## EXERCISE INSTRUCTIONS
Transcribe every line from the top down to the line with "const yTicks = [0, 2, 4, 6];", both ends included, but not the pictures.

## DATA EXCERPT
^^^^^^^^^^^^^^^^

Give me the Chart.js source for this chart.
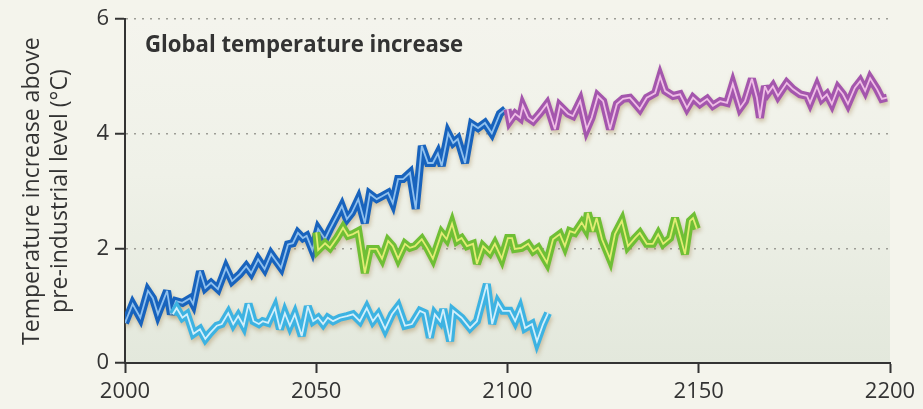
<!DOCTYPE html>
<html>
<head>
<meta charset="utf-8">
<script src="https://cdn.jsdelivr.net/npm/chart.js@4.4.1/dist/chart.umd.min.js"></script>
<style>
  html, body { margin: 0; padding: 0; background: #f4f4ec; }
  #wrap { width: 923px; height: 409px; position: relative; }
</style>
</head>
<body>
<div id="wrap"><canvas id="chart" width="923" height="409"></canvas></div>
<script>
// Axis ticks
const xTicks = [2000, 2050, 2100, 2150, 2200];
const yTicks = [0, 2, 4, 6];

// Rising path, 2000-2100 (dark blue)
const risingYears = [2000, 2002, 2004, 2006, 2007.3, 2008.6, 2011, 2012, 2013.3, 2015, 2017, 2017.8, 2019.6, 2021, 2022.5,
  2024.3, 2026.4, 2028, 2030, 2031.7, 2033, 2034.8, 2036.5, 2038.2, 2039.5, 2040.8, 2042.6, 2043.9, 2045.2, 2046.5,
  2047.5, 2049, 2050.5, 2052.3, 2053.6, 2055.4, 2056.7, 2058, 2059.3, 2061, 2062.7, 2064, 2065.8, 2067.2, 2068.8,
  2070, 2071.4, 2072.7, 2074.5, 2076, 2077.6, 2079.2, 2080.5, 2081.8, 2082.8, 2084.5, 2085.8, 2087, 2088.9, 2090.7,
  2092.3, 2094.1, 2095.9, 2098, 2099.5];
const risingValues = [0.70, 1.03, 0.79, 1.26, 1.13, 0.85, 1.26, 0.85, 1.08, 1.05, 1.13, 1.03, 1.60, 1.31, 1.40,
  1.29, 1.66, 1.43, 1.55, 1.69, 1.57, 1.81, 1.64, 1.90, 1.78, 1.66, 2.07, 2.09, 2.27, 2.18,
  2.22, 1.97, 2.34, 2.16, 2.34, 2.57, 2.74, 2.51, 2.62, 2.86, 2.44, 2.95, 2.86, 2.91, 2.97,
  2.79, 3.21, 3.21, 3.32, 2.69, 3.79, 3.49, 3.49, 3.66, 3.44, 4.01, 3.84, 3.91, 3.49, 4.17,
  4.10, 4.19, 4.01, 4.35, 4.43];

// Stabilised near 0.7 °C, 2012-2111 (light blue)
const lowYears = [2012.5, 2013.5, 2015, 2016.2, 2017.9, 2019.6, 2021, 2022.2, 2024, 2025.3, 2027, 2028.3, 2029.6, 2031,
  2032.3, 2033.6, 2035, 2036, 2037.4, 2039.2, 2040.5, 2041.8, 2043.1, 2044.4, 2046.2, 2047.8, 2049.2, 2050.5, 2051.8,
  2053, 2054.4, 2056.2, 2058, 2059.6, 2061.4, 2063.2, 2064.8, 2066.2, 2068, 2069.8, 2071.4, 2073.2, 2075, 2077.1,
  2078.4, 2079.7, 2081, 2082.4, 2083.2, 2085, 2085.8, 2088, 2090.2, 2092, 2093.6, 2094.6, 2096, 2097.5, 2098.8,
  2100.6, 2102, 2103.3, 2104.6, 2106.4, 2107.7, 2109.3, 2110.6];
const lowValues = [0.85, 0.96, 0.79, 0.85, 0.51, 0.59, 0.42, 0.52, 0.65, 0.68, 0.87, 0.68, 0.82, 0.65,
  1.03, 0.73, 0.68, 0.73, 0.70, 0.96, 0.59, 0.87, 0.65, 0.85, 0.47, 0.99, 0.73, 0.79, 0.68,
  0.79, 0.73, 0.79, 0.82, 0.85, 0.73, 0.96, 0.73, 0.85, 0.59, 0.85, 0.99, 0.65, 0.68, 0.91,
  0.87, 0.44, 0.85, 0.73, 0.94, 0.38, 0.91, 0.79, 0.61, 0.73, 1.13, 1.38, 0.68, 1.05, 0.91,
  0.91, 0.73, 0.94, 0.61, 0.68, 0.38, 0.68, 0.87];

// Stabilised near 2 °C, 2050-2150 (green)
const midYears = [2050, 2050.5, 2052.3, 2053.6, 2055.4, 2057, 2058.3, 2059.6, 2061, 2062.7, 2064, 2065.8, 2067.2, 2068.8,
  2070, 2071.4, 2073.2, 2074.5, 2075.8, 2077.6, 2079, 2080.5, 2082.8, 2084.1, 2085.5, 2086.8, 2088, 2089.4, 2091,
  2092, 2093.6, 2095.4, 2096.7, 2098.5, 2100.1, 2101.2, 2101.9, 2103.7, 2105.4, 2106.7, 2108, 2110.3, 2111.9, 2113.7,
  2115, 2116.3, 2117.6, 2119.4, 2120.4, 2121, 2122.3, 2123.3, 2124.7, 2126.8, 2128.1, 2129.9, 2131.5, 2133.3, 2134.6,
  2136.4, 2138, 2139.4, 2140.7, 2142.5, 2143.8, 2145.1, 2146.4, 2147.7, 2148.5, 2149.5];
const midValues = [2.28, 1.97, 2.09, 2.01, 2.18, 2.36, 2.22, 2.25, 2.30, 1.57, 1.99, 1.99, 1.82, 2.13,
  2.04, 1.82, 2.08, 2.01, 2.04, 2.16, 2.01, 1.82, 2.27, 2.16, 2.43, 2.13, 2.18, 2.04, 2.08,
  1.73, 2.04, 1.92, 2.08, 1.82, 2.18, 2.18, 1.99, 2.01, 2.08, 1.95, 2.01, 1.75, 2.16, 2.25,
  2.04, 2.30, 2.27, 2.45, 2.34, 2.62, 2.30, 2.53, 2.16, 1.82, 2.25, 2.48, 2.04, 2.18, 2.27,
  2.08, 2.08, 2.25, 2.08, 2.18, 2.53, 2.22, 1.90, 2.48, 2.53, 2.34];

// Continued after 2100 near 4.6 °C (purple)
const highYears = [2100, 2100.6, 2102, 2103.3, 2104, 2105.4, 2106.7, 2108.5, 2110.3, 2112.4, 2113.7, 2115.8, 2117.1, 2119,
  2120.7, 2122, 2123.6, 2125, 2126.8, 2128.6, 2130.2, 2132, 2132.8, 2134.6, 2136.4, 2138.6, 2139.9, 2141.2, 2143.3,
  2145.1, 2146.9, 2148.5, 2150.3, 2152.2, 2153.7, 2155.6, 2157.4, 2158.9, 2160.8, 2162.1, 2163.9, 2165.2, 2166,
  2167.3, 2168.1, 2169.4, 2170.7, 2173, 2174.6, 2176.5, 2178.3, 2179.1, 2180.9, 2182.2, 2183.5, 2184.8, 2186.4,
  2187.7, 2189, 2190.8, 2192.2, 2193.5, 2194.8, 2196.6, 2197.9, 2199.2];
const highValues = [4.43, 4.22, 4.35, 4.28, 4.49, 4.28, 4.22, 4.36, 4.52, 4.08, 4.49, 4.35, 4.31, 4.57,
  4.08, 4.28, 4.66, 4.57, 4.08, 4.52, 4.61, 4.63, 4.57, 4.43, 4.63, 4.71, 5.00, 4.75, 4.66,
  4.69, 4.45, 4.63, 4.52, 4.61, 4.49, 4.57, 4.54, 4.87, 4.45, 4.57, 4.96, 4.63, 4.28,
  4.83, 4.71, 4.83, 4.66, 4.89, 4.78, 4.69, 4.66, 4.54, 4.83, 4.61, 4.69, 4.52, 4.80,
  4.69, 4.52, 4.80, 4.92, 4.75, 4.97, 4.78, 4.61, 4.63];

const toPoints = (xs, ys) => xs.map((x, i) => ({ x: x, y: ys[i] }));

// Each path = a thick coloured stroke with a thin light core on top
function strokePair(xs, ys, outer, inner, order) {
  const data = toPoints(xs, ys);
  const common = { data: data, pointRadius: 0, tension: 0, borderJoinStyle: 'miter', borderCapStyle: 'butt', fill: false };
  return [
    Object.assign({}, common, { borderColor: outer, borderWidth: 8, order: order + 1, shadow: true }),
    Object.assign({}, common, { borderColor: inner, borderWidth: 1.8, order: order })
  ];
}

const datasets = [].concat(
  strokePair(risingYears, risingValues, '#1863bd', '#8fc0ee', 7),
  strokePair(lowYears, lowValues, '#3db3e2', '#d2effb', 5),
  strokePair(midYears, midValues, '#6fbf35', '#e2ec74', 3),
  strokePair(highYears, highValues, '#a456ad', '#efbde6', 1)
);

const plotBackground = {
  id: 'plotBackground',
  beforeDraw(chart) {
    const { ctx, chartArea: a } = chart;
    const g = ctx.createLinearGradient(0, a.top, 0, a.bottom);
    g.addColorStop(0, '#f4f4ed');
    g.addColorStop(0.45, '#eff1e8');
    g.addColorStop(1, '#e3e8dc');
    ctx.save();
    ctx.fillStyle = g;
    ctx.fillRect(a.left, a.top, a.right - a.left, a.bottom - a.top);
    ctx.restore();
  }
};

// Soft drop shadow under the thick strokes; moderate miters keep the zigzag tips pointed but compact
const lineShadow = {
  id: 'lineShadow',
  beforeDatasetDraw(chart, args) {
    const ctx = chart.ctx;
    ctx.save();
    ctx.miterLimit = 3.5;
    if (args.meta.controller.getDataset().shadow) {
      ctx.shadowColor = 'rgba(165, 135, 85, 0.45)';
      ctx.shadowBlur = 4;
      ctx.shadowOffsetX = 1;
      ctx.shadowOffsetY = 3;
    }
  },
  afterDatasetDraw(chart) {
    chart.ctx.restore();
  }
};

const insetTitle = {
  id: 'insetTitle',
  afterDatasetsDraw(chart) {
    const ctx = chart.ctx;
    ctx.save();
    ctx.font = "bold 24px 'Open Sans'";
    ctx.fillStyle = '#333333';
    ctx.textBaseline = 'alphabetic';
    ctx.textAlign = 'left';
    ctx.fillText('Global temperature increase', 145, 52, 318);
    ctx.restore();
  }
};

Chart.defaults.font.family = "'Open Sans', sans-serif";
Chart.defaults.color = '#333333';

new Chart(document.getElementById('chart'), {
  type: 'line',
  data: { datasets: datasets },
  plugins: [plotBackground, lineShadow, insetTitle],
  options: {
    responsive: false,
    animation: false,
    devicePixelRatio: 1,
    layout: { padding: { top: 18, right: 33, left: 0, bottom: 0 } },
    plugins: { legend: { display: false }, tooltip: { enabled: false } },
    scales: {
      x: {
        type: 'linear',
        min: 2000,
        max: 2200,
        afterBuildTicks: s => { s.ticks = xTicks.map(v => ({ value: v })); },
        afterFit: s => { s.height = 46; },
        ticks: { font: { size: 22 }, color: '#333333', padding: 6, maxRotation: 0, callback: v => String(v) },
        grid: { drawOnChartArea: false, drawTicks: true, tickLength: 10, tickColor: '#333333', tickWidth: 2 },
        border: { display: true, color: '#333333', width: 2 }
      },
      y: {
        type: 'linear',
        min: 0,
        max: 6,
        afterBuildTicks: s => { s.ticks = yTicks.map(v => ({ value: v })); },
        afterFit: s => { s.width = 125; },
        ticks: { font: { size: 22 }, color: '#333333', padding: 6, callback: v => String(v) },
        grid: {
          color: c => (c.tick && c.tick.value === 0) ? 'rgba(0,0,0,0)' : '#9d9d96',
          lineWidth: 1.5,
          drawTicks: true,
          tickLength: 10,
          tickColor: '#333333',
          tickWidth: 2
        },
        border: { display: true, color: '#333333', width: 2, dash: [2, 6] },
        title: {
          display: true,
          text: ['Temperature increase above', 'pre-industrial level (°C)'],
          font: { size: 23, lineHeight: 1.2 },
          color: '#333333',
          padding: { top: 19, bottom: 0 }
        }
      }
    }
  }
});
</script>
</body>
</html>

^^^^^^^^^^^^^^^^

## WRITTEN RESPONSE
Give me the Chart.js source for this chart.
<!DOCTYPE html>
<html>
<head>
<meta charset="utf-8">
<script src="https://cdn.jsdelivr.net/npm/chart.js@4.4.1/dist/chart.umd.min.js"></script>
<style>
  html, body { margin: 0; padding: 0; background: #f4f4ec; }
  #wrap { width: 923px; height: 409px; position: relative; }
</style>
</head>
<body>
<div id="wrap"><canvas id="chart" width="923" height="409"></canvas></div>
<script>
// Axis ticks
const xTicks = [2000, 2050, 2100, 2150, 2200];
const yTicks = [0, 2, 4, 6];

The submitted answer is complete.